“After the US elections in November 2014, Congress passed two amendments to provisions of the Dodd-Frank Wall Street Reform and Consumer Protection Act (Dodd-Frank Act) – the so-called “swaps push-out rule” and the “Collins Amendment”. As a result, and leading up to the 114th Congress, there seemed to be growing momentum and an opening for regulatory relief for community institutions. However, after the Senate Committee on Banking, Housing, and Urban Affairs held its first two hearings on the issue this month, it has become clear that the path for regulatory relief for regional and community banks remains uncertain. Indeed, battle lines are being drawn across party lines and community institutions will need to be prepared to rebut challenges to the legitimacy of their need for regulatory relief. Moreover, efforts on this issue will need to expand from ongoing outreach by trade associations to broader educational and advocacy involvement by the community institutions with their home-state Members of Congress.
“The Senate Committee on Banking, Housing, and Urban Affairs held two hearings last week titled “Regulatory Relief for Community Banks and Credit Unions.” The hearings focused on the regulatory environment for small- and medium- sized banks.
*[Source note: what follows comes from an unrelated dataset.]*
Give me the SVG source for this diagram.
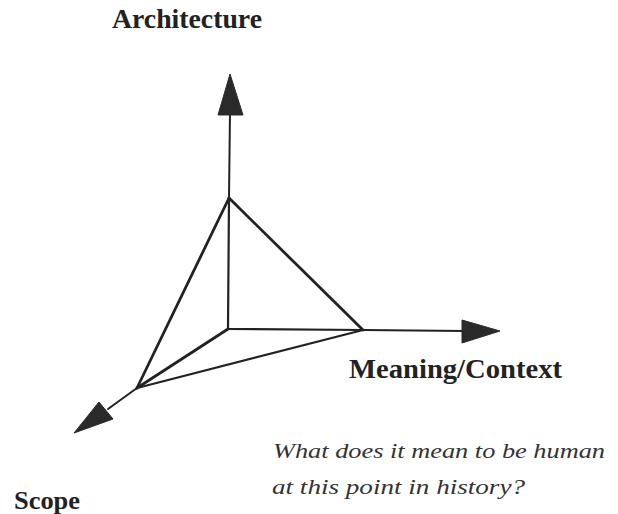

Senator Richard Shelby (R-AL), who took over the chairmanship of the Committee in January and is expected to increase the Committee’s examination of large banks while providing appropriate relief for small banks, stated that “while there are some who continue to argue that current law is beyond reproach, there are many on both sides of the aisle that believe improvements can and should be made.”
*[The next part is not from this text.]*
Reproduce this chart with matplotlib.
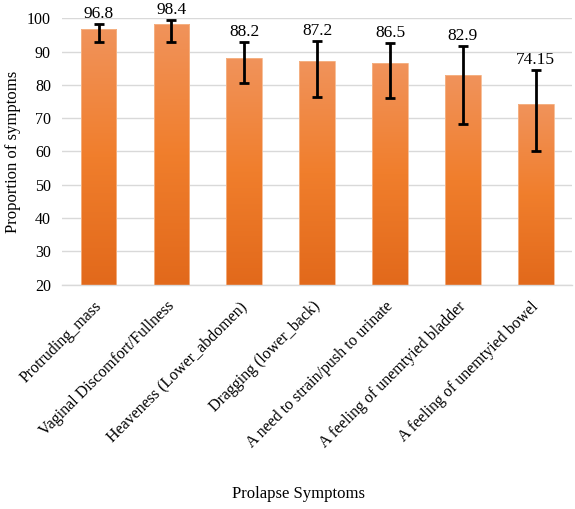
import matplotlib.pyplot as plt
import matplotlib.transforms as mtransforms
import numpy as np
from matplotlib.colors import LinearSegmentedColormap

symptoms = ['Protruding_mass', 'Vaginal Discomfort/Fullness', 'Heaveness (Lower_abdomen)',
            'Dragging (lower_back)', 'A need to strain/push to urinate',
            'A feeling of unemtyied bladder', 'A feeling of unemtyied bowel']
values = [96.8, 98.4, 88.2, 87.2, 86.5, 82.9, 74.15]
labels = ['96.8', '98.4', '88.2', '87.2', '86.5', '82.9', '74.15']
err_low = [92.8, 92.8, 80.7, 76.4, 76.1, 68.2, 60.0]
err_high = [98.3, 99.6, 92.9, 93.1, 92.6, 91.8, 84.4]

plt.rcParams['font.family'] = ['Liberation Serif', 'DejaVu Serif']

fig = plt.figure(figsize=(5.75, 5.09), dpi=100)
ax = fig.add_axes([0.108, 0.441, 0.887, 0.523])

x = np.arange(len(symptoms))
bars = ax.bar(x, np.array(values) - 20, bottom=20, width=0.49, color='none',
              edgecolor='#F5B68A', linewidth=0.6, zorder=3)

#gradient fill for each bar, light at top, dark at bottom
cmap = LinearSegmentedColormap.from_list('orng', ['#E2691B', '#F07E2C', '#F1935B'])
grad = np.linspace(0, 1, 256).reshape(-1, 1)
for b in bars:
    x0, y0 = b.get_x(), b.get_y()
    im = ax.imshow(grad, cmap=cmap, origin='lower', aspect='auto', zorder=2,
                   extent=[x0, x0 + b.get_width(), y0, y0 + b.get_height()])
    im.set_clip_path(b)

lo = np.array(values) - np.array(err_low)
hi = np.array(err_high) - np.array(values)
ax.errorbar(x, values, yerr=[lo, hi], fmt='none', ecolor='black', elinewidth=2,
            capsize=3.5, capthick=2, zorder=4)

for i in range(len(x)):
    ax.text(x[i], err_high[i] + 0.6, labels[i], ha='center', va='bottom', fontsize=12.5, zorder=5)

ax.set_xlim(-0.5, len(x) - 0.5)
ax.set_ylim(20, 100)
ax.set_yticks(np.arange(20, 101, 10))
ax.yaxis.grid(True, color='#D9D9D9', linewidth=1)
ax.set_axisbelow(True)
for s in ['top', 'right', 'left']:
    ax.spines[s].set_visible(False)
ax.spines['bottom'].set_color('#D9D9D9')
ax.spines['bottom'].set_linewidth(1)
ax.tick_params(axis='both', length=0, labelsize=11.5)
ax.tick_params(axis='y', pad=8)
ax.set_xticks(x)
ax.set_xticklabels(symptoms, rotation=45, ha='right', rotation_mode='anchor')
ax.tick_params(axis='x', pad=10)
# nudge rotated labels so their ends sit right under the bars
off = mtransforms.ScaledTranslation(-5/100, 0, fig.dpi_scale_trans)
for t in ax.get_xticklabels():
    t.set_transform(t.get_transform() + off)

ax.set_ylabel('Proportion of symptoms', fontsize=12)
fig.text(0.52, 0.03, 'Prolapse Symptoms', ha='center', va='center', fontsize=12)

plt.savefig('out.png', dpi=100)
“In contrast, Senator Elizabeth Warren (D-MA) used the hearings as an opportunity to probe the witnesses, including American Bankers Association (ABA) representative Daniel Blanton, about the success of regional and community banks after the passage of the Dodd-Frank Wall Street Reform and Consumer Protection Act (Dodd-Frank Act). According to Senator Warren, the profitability of community banks signals that “they’re doing better than ever after the regulations went into effect.” Senator Warren suggested that Congress should be “very skeptical” of regulatory relief bills that are “pushed by ABA lobbyists for the big banks.” Her views are echoed by organizations such as Better Markets and Americans for Financial Reform (AFR). Indeed, AFR has stated that legislation supported by regional banks would be a “major deregulatory change” and the President of Better Markets has said, of a JP Morgan study on the impact of the Dodd-Frank Act on community banks, “[it] is a perfect example of how Wall Street’s dangerous too-big-to-fail banks hide behind the rhetoric of ‘helping community banks’ to push their de-regulatory agenda.”